Die Klischees sind noch lange nicht ausgestorben; davon konnten auch die Seemannsfrauen in Ursula Jeshels Filmbericht ein Shanty singen. Von ihrer Umgebung werden sie mit Mißtrauen betrachtet, eingeordnet entweder als Schifferliebchen oder Kapitänsgattin. Romantische Vorstellungen von Offizieren und Kapitänen mit blütenweißen Operettenuniformen sind dank Traumschiff und Love Boat noch immer weit verbreitet. Das gleiche Medium gab sich immerhin redliche Mühe, vom Alltag der Seemannsfrauen zu berichten, der mehr noch als in anderen Ehen vom Arbeitsrhythmus der Ehegatten bestimmt wird. Nur alle paar Monate kommen die seefahrenden Familienväter einmal heim und können kurzfristig wieder abberufen werden. Darum fahren viele Frauen ihnen entgegen in erreichbare Häfen, reisen auch schon mal eine kurze Strecke mit, wenn es sich einrichten läßt. Diese Mobilität, eine Frau sagt es mit ergebener Stimme, wird seitens der Männer auch erwartet. Nicht nur der Fahrplan der Reederei färbt ab auf das Familienleben und beschäftigt die Frauen. Als Folge der Einrichtung des Zweitregisters ist manch ein Offizier der einzige Deutsche an Bord, denn nur das Führungspersonal muß nach den Bestimmungen des zweiten Registers aus dem Herkunftsland des Schiffes stammen. Der Rest der Mannschaft wird in Billiglohnländern rekrutiert. Die Folgen dieser Vereinzelung liegen auf der Hand: Die Männer haben daheim Probleme, zu kommunizieren und sich zu artikulieren; nachweislich steigt der Drogen- und Alkoholkonsum unter Seeleuten ebenso wie die Selbstmordrate, von der Gefährdung bei Unfällen ganz zu schweigen. Aber nicht die über die Weltmeere verteilten Männer sind es, die dagegen angehen, sondern ihre mit Familien- und mitunter auch Geldsorgen ohnehin geplagten Frauen: Sie haben einen Selbsthilfeverband gegründet, in dem deutsche und auch niederländische Seemannsfrauen organisiert sind, die Ausweitung auf England, Belgien und andere Länder ist geplant. Die hohe Arbeitslosigkeit unter einfachen Seeleuten zwingt allerdings zu diplomatischer Vorgehensweise: Zu forsches Auftreten wird mit Entlassung des Gatten geahndet.

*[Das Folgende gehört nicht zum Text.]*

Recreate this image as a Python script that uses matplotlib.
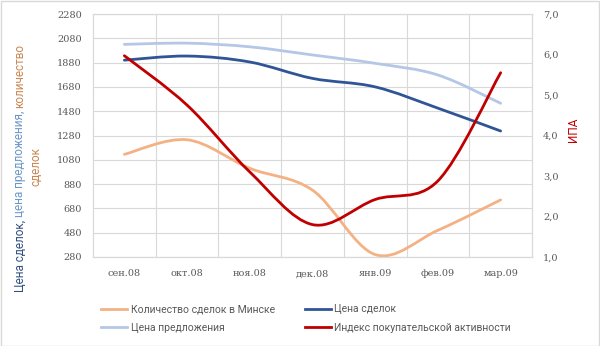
import numpy as np
import matplotlib
matplotlib.use('Agg')
import matplotlib.pyplot as plt
from matplotlib.path import Path
from matplotlib.patches import PathPatch, Rectangle
from matplotlib.lines import Line2D

######################## data #########################

months = ['сен.08', 'окт.08', 'ноя.08', 'дек.08', 'янв.09', 'фев.09', 'мар.09']
dealsCount = [1125, 1245, 1010, 830, 300, 500, 750]
dealPrice = [1900, 1934, 1885, 1750, 1680, 1505, 1317]
offerPrice = [2030, 2040, 2010, 1943, 1874, 1778, 1545]
buyIndex = [5.97, 4.75, 3.1, 1.8, 2.42, 2.88, 5.55]

colOrange = '#F4B183'
colDark = '#2F5597'
colLight = '#B4C7E7'
colRed = '#C00000'
gridCol = '#D9D9D9'
tickCol = '#595959'

######################## smoothLine function #########################

def smoothLine(ax, xs, ys, color, lw=2.0):
    # excel-like smoothed line: cubic bezier through every point
    pts = np.column_stack([xs, ys]).astype(float)
    n = len(pts)
    verts = [pts[0]]
    codes = [Path.MOVETO]
    for i in range(n - 1):
        p0 = pts[i - 1] if i > 0 else pts[i]
        p1 = pts[i]
        p2 = pts[i + 1]
        p3 = pts[i + 2] if i + 2 < n else pts[i + 1]
        verts += [p1 + (p2 - p0) / 6, p2 - (p3 - p1) / 6, p2]
        codes += [Path.CURVE4] * 3
    patch = PathPatch(Path(verts, codes), facecolor='none', edgecolor=color,
                      lw=lw, capstyle='round', joinstyle='round')
    ax.add_patch(patch)
    return Line2D([], [], color=color, lw=lw)


W, H = 600, 346
fig = plt.figure(figsize=(W / 100, H / 100), dpi=100)
ax = fig.add_axes([93 / W, (H - 257) / H, 439 / W, 243 / H])
ax2 = ax.twinx()

x = np.arange(len(months))
hOrange = smoothLine(ax, x, dealsCount, colOrange)
hDark = smoothLine(ax, x, dealPrice, colDark)
hLight = smoothLine(ax, x, offerPrice, colLight)
hRed = smoothLine(ax2, x, buyIndex, colRed)

ax.set_xlim(-0.5, len(months) - 0.5)
ax.set_ylim(280, 2280)
ax.set_yticks(np.arange(280, 2281, 200))
ax2.set_ylim(1, 7)
ax2.set_yticks(np.arange(1, 7.01, 1))
ax2.set_yticklabels([f'{v:.1f}'.replace('.', ',') for v in np.arange(1, 7.01, 1)])
ax.set_xticks(x)
ax.set_xticklabels(months)
ax.set_xticks(np.arange(0.5, len(months) - 1, 1), minor=True)

ax.grid(True, axis='y', color=gridCol, lw=0.8)
ax.grid(True, axis='x', which='minor', color=gridCol, lw=0.8)
ax.set_axisbelow(True)

tickFont = {'family': 'DejaVu Serif', 'size': 7}
for a in (ax, ax2):
    for s in a.spines.values():
        s.set_color(gridCol)
        s.set_linewidth(0.8)
    a.tick_params(which='both', length=0, colors=tickCol)
ax.tick_params(axis='y', pad=8)
ax.tick_params(axis='x', pad=9)
ax2.tick_params(axis='y', pad=8)
for lab in ax.get_xticklabels() + ax.get_yticklabels() + ax2.get_yticklabels():
    lab.set_fontfamily(tickFont['family'])
    lab.set_fontsize(tickFont['size'])

# left multi coloured label, first line built from pieces
labFont = ['Roboto', 'DejaVu Sans']
labSize = 8.5
fig.canvas.draw()
renderer = fig.canvas.get_renderer()
pieces = [('Цена сделок, ', '#2F4F80'), ('цена предложения, ', '#6C97C8'),
          ('количество', '#C98752')]
heights = []
for txt, c in pieces:
    t = fig.text(0, 0, txt, rotation=90, family=labFont, size=labSize)
    heights.append(t.get_window_extent(renderer).height)
    t.remove()
yStart = (H - 168) - sum(heights) / 2
for (txt, c), h in zip(pieces, heights):
    fig.text(20 / W, yStart / H, txt, rotation=90, family=labFont, size=labSize,
             color=c, ha='center', va='bottom')
    yStart += h
fig.text(36 / W, (H - 167) / H, 'сделок', rotation=90, family=labFont,
         size=labSize, color='#C98752', ha='center', va='center')

fig.text(573 / W, (H - 130) / H, 'ИПА', rotation=90, family=labFont,
         size=labSize, color=colRed, ha='center', va='center')

fig.legend([hOrange, hLight, hDark, hRed],
           ['Количество сделок в Минске', 'Цена предложения',
            'Цена сделок', 'Индекс покупательской активности'],
           ncol=2, loc='upper left', bbox_to_anchor=(92 / W, (H - 295) / H),
           frameon=False, prop={'family': labFont, 'size': 7.5},
           handlelength=2.5, handletextpad=0.3, columnspacing=2.9,
           labelspacing=0.8, labelcolor=tickCol)

fig.add_artist(Rectangle((0.5 / W, 0.5 / H), 1 - 1.5 / W, 1 - 1.5 / H,
                         transform=fig.transFigure, fill=False,
                         edgecolor=gridCol, lw=1))

fig.savefig('out.png', dpi=100)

Trotz all dieser Widrigkeiten sagen viele Frauen am Schluß der Sendung, daß sie mit niemandem tauschen möchten. Der harte Lebenskampf, der manchen ZuschauerInnen vor dem Bildschirm exotisch erscheinen mag, hat aus ihnen couragierte, engagierte und vielseitig interessierte Frauen gemacht. Viele von ihnen, so wird berichtet, haben im Laufe der Jahre mehr Selbstbewußtsein entwickelt und dieses Gefühl zu schätzen gelernt. Lethargie oder Selbstmitleid jedenfalls war diesen Frauen so fremd wie die Welt des Traumschiffs.